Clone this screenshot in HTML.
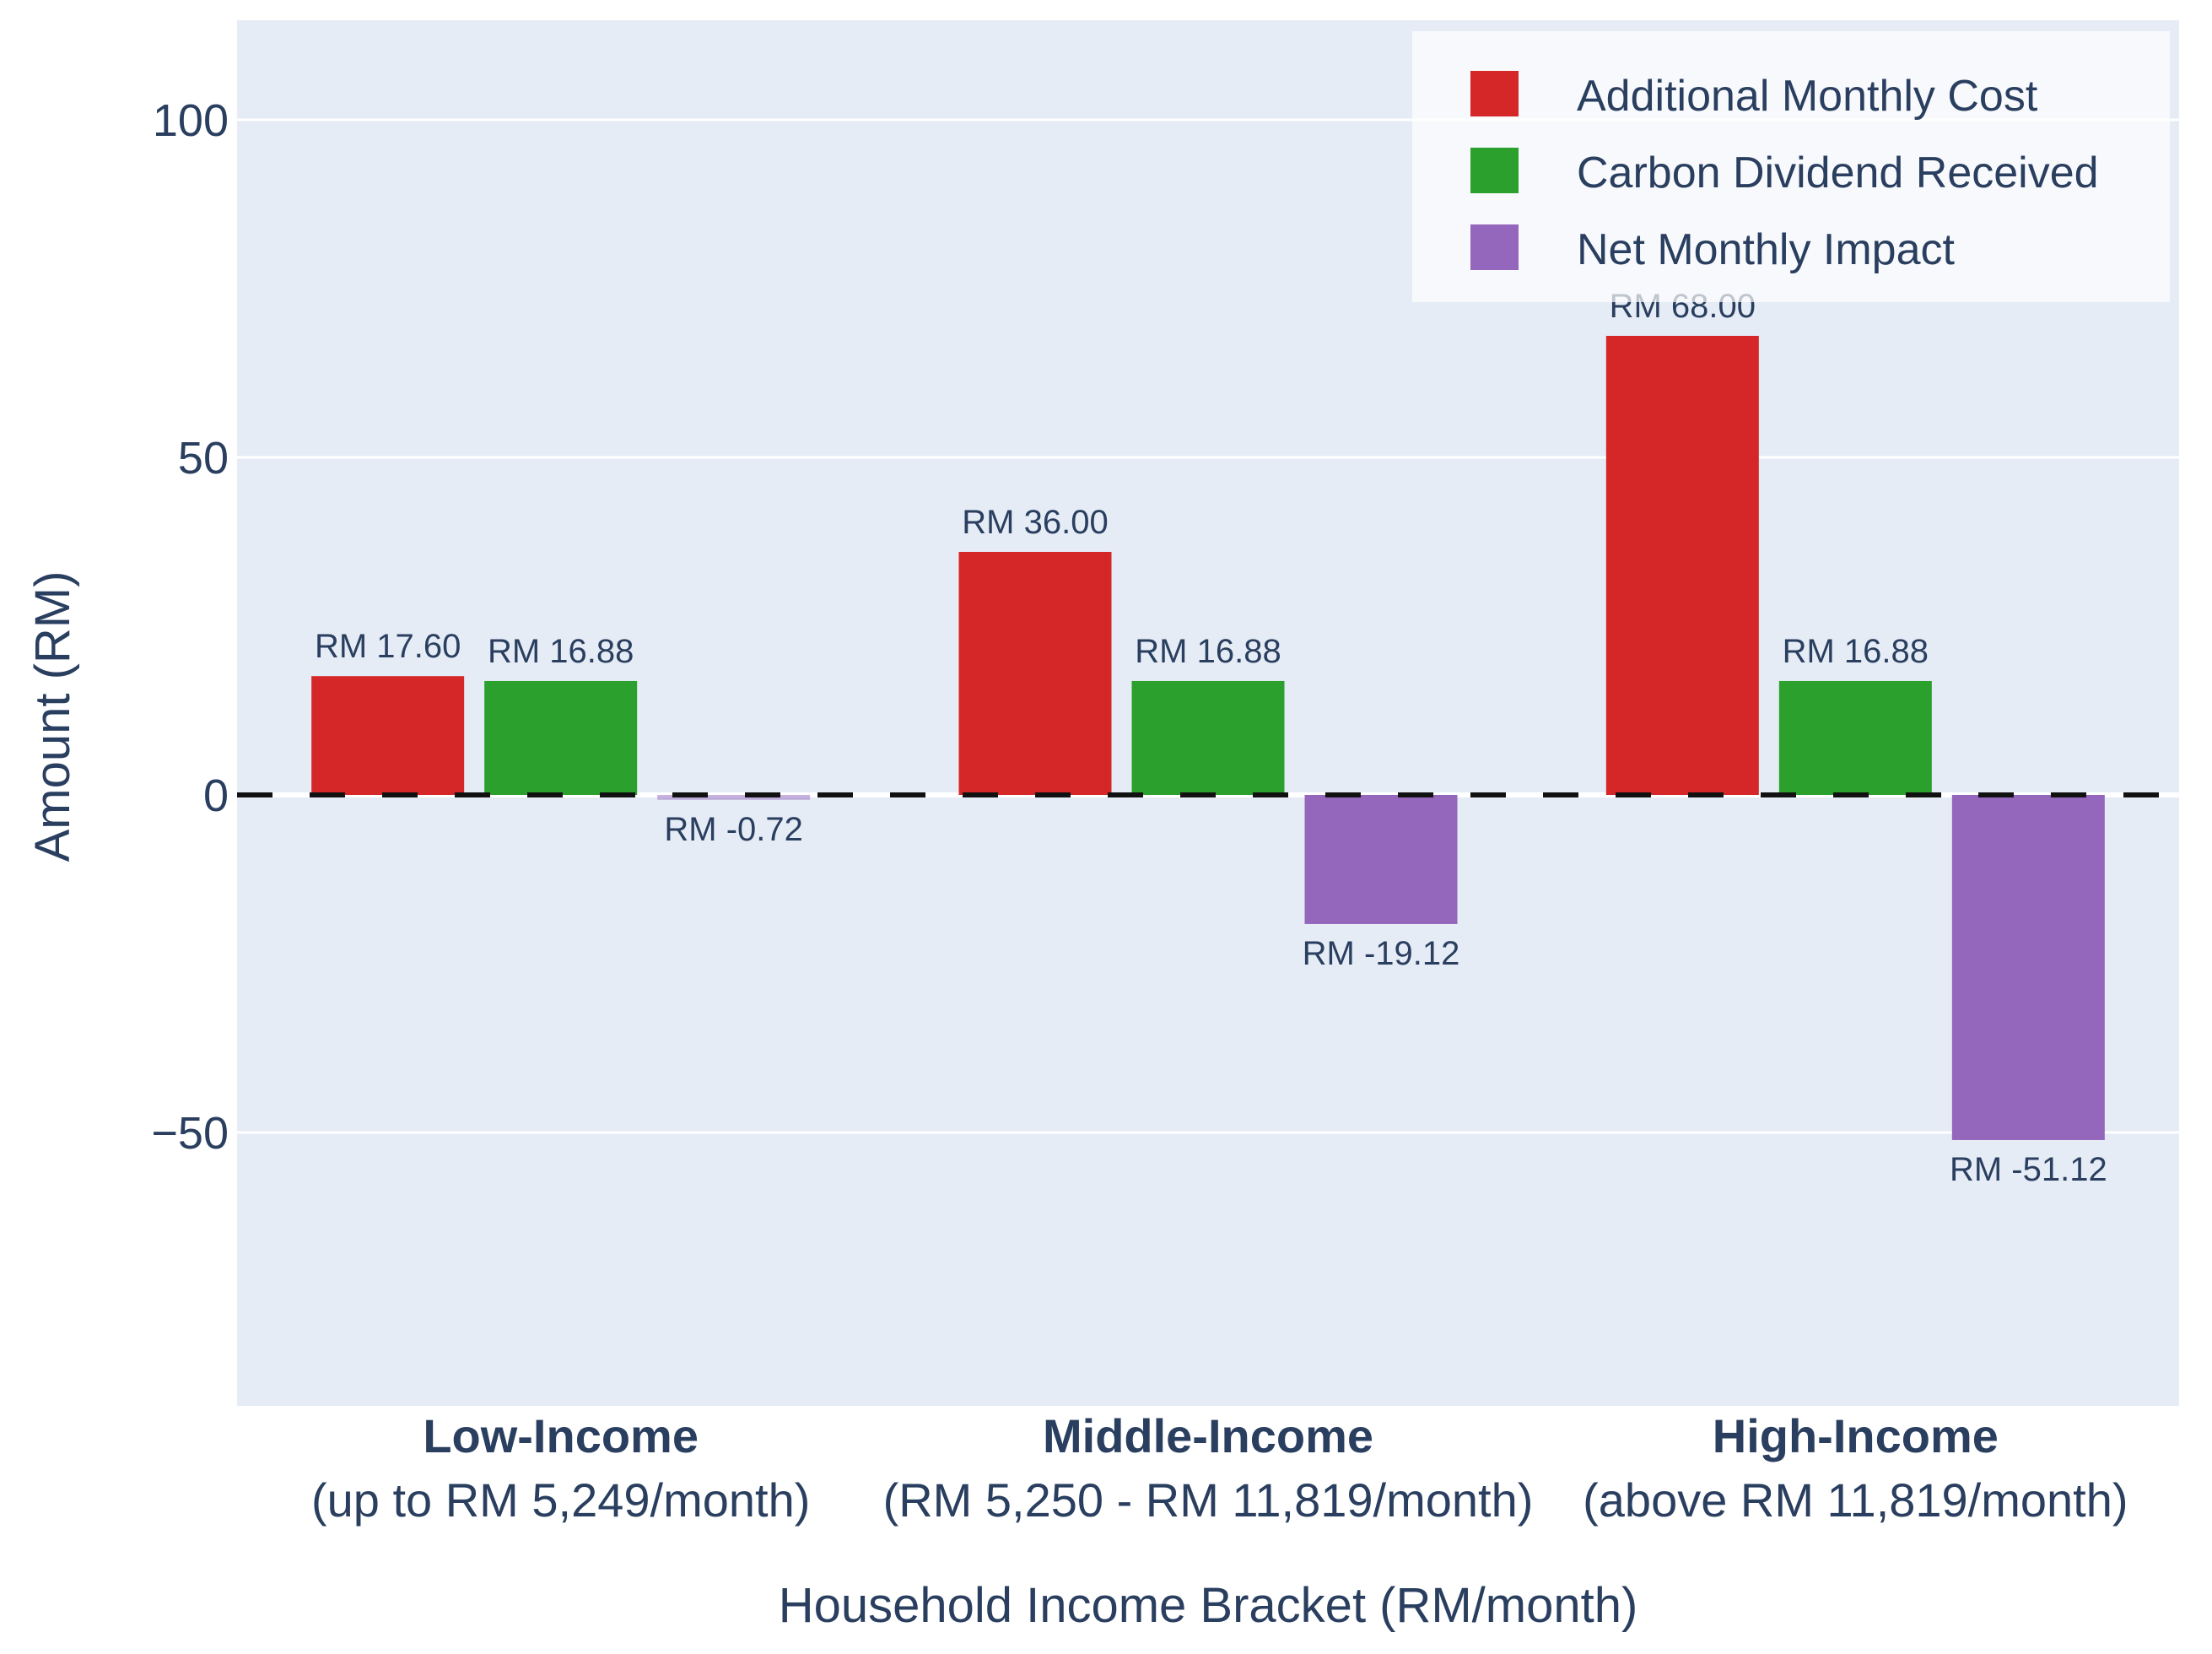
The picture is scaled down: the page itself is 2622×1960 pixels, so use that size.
<!DOCTYPE html>
<html><head><meta charset="utf-8"><style>
html,body{margin:0;padding:0;background:#fff;}
svg{display:block;font-family:"Liberation Sans",Arial,sans-serif;}
</style></head><body>
<svg id="chart" width="2622" height="1960" viewBox="0 0 2622 1960" xmlns="http://www.w3.org/2000/svg">
<rect x="281" y="24" width="2302" height="1642" fill="#e5ecf6"/>
<g id="grid"></g>
<g id="bars"></g>
<line id="zeroline" x1="281" x2="2560" stroke="#111" stroke-width="6" stroke-dasharray="42,44"/>
<g id="labels"></g>
<g id="yticks"></g>
<g id="xticks"></g>
<text transform="translate(82,849) rotate(-90)" text-anchor="middle" font-size="58" fill="#2a3f5f">Amount (RM)</text>
<text x="1432" y="1922" text-anchor="middle" font-size="58" fill="#2a3f5f">Household Income Bracket (RM/month)</text>
<g>
<rect x="1674" y="37" width="898" height="321" fill="#ffffff" fill-opacity="0.7"/>
<g><rect x="1743" y="84" width="57" height="54" fill="#d62728"/><text x="1869" y="131" font-size="52" fill="#2a3f5f">Additional Monthly Cost</text></g>
<g><rect x="1743" y="175" width="57" height="54" fill="#2ca02c"/><text x="1869" y="222" font-size="52" fill="#2a3f5f">Carbon Dividend Received</text></g>
<g><rect x="1743" y="266" width="57" height="54" fill="#9467bd"/><text x="1869" y="313" font-size="52" fill="#2a3f5f">Net Monthly Impact</text></g>
</g>
</svg>
<script>
const categories = ["Low-Income","Middle-Income","High-Income"];
const categorySub = ["(up to RM 5,249/month)","(RM 5,250 - RM 11,819/month)","(above RM 11,819/month)"];
const costValues = [17.60, 36.00, 68.00];
const dividendValues = [16.88, 16.88, 16.88];
const netValues = [-0.72, -19.12, -51.12];
const yTicks = [-50, 0, 50, 100];
const yTickLabels = ["\u221250", "0", "50", "100"];

const NS = "http://www.w3.org/2000/svg";
const plotL = 281, plotR = 2583, zeroY = 942, pxPerUnit = 8;
function y(v){ return zeroY - v * pxPerUnit; }
const catW = (plotR - plotL) / categories.length;
function xCenter(i){ return plotL + catW * (i + 0.5); }
const barW = 181, step = 205;
function mk(tag, attrs, parent){ const e = document.createElementNS(NS, tag); for (const k in attrs) e.setAttribute(k, attrs[k]); parent.appendChild(e); return e; }

const grid = document.getElementById('grid');
const yt = document.getElementById('yticks');
yTicks.forEach((t, i) => {
  const g = mk('line', {x1: plotL, x2: plotR, y1: y(t), y2: y(t), stroke: '#fff', 'stroke-width': t === 0 ? 6 : 3}, grid);
  
  
  const tx = mk('text', {x: 271, y: y(t) + 19, 'text-anchor': 'end', 'font-size': 54, fill: '#2a3f5f'}, yt);
  tx.textContent = yTickLabels[i];
  
  
});
document.getElementById('zeroline').setAttribute('y1', y(0));
document.getElementById('zeroline').setAttribute('y2', y(0));

const series = [
  {vals: costValues, color: '#d62728', name: 'cost'},
  {vals: dividendValues, color: '#2ca02c', name: 'dividend'},
  {vals: netValues, color: '#9467bd', name: 'net'}
];
const bars = document.getElementById('bars');
const labels = document.getElementById('labels');
series.forEach((s, si) => {
  s.vals.forEach((v, i) => {
    const cx = xCenter(i) + (si - 1) * step;
    const top = Math.min(y(v), y(0)), h = Math.max(Math.abs(y(v) - y(0)), 1);
    const r = mk('rect', {x: cx - barW / 2, y: top, width: barW, height: h, fill: s.color, 'fill-opacity': Math.abs(v) < 2 ? 0.5 : 1}, bars);
    
    
    const ly = v >= 0 ? y(v) - 22 : y(v) + 48;
    const t = mk('text', {x: cx, y: ly, 'text-anchor': 'middle', 'font-size': 40, fill: '#2a3f5f'}, labels);
    t.textContent = 'RM ' + v.toFixed(2);
    
    
  });
});

const xt = document.getElementById('xticks');
categories.forEach((c, i) => {
  const t1 = mk('text', {x: xCenter(i), y: 1721, 'text-anchor': 'middle', 'font-size': 56, 'font-weight': 'bold', fill: '#2a3f5f'}, xt);
  t1.textContent = c;
  
  
  const t2 = mk('text', {x: xCenter(i), y: 1797, 'text-anchor': 'middle', 'font-size': 56, fill: '#2a3f5f'}, xt);
  t2.textContent = categorySub[i];
  
  
});
</script>
</body></html>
....................
**REQUEST**
Write out the whole listing exactly, and drop the pictures.

**IN RESPONSE**
Clone this screenshot in HTML.
The picture is scaled down: the page itself is 2622×1960 pixels, so use that size.
<!DOCTYPE html>
<html><head><meta charset="utf-8"><style>
html,body{margin:0;padding:0;background:#fff;}
svg{display:block;font-family:"Liberation Sans",Arial,sans-serif;}
</style></head><body>
<svg id="chart" width="2622" height="1960" viewBox="0 0 2622 1960" xmlns="http://www.w3.org/2000/svg">
<rect x="281" y="24" width="2302" height="1642" fill="#e5ecf6"/>
<g id="grid"></g>
<g id="bars"></g>
<line id="zeroline" x1="281" x2="2560" stroke="#111" stroke-width="6" stroke-dasharray="42,44"/>
<g id="labels"></g>
<g id="yticks"></g>
<g id="xticks"></g>
<text transform="translate(82,849) rotate(-90)" text-anchor="middle" font-size="58" fill="#2a3f5f">Amount (RM)</text>
<text x="1432" y="1922" text-anchor="middle" font-size="58" fill="#2a3f5f">Household Income Bracket (RM/month)</text>
<g>
<rect x="1674" y="37" width="898" height="321" fill="#ffffff" fill-opacity="0.7"/>
<g><rect x="1743" y="84" width="57" height="54" fill="#d62728"/><text x="1869" y="131" font-size="52" fill="#2a3f5f">Additional Monthly Cost</text></g>
<g><rect x="1743" y="175" width="57" height="54" fill="#2ca02c"/><text x="1869" y="222" font-size="52" fill="#2a3f5f">Carbon Dividend Received</text></g>
<g><rect x="1743" y="266" width="57" height="54" fill="#9467bd"/><text x="1869" y="313" font-size="52" fill="#2a3f5f">Net Monthly Impact</text></g>
</g>
</svg>
<script>
const categories = ["Low-Income","Middle-Income","High-Income"];
const categorySub = ["(up to RM 5,249/month)","(RM 5,250 - RM 11,819/month)","(above RM 11,819/month)"];
const costValues = [17.60, 36.00, 68.00];
const dividendValues = [16.88, 16.88, 16.88];
const netValues = [-0.72, -19.12, -51.12];
const yTicks = [-50, 0, 50, 100];
const yTickLabels = ["\u221250", "0", "50", "100"];

const NS = "http://www.w3.org/2000/svg";
const plotL = 281, plotR = 2583, zeroY = 942, pxPerUnit = 8;
function y(v){ return zeroY - v * pxPerUnit; }
const catW = (plotR - plotL) / categories.length;
function xCenter(i){ return plotL + catW * (i + 0.5); }
const barW = 181, step = 205;
function mk(tag, attrs, parent){ const e = document.createElementNS(NS, tag); for (const k in attrs) e.setAttribute(k, attrs[k]); parent.appendChild(e); return e; }

const grid = document.getElementById('grid');
const yt = document.getElementById('yticks');
yTicks.forEach((t, i) => {
  const g = mk('line', {x1: plotL, x2: plotR, y1: y(t), y2: y(t), stroke: '#fff', 'stroke-width': t === 0 ? 6 : 3}, grid);
  
  
  const tx = mk('text', {x: 271, y: y(t) + 19, 'text-anchor': 'end', 'font-size': 54, fill: '#2a3f5f'}, yt);
  tx.textContent = yTickLabels[i];
  
  
});
document.getElementById('zeroline').setAttribute('y1', y(0));
document.getElementById('zeroline').setAttribute('y2', y(0));

const series = [
  {vals: costValues, color: '#d62728', name: 'cost'},
  {vals: dividendValues, color: '#2ca02c', name: 'dividend'},
  {vals: netValues, color: '#9467bd', name: 'net'}
];
const bars = document.getElementById('bars');
const labels = document.getElementById('labels');
series.forEach((s, si) => {
  s.vals.forEach((v, i) => {
    const cx = xCenter(i) + (si - 1) * step;
    const top = Math.min(y(v), y(0)), h = Math.max(Math.abs(y(v) - y(0)), 1);
    const r = mk('rect', {x: cx - barW / 2, y: top, width: barW, height: h, fill: s.color, 'fill-opacity': Math.abs(v) < 2 ? 0.5 : 1}, bars);
    
    
    const ly = v >= 0 ? y(v) - 22 : y(v) + 48;
    const t = mk('text', {x: cx, y: ly, 'text-anchor': 'middle', 'font-size': 40, fill: '#2a3f5f'}, labels);
    t.textContent = 'RM ' + v.toFixed(2);
    
    
  });
});

const xt = document.getElementById('xticks');
categories.forEach((c, i) => {
  const t1 = mk('text', {x: xCenter(i), y: 1721, 'text-anchor': 'middle', 'font-size': 56, 'font-weight': 'bold', fill: '#2a3f5f'}, xt);
  t1.textContent = c;
  
  
  const t2 = mk('text', {x: xCenter(i), y: 1797, 'text-anchor': 'middle', 'font-size': 56, fill: '#2a3f5f'}, xt);
  t2.textContent = categorySub[i];
  
  
});
</script>
</body></html>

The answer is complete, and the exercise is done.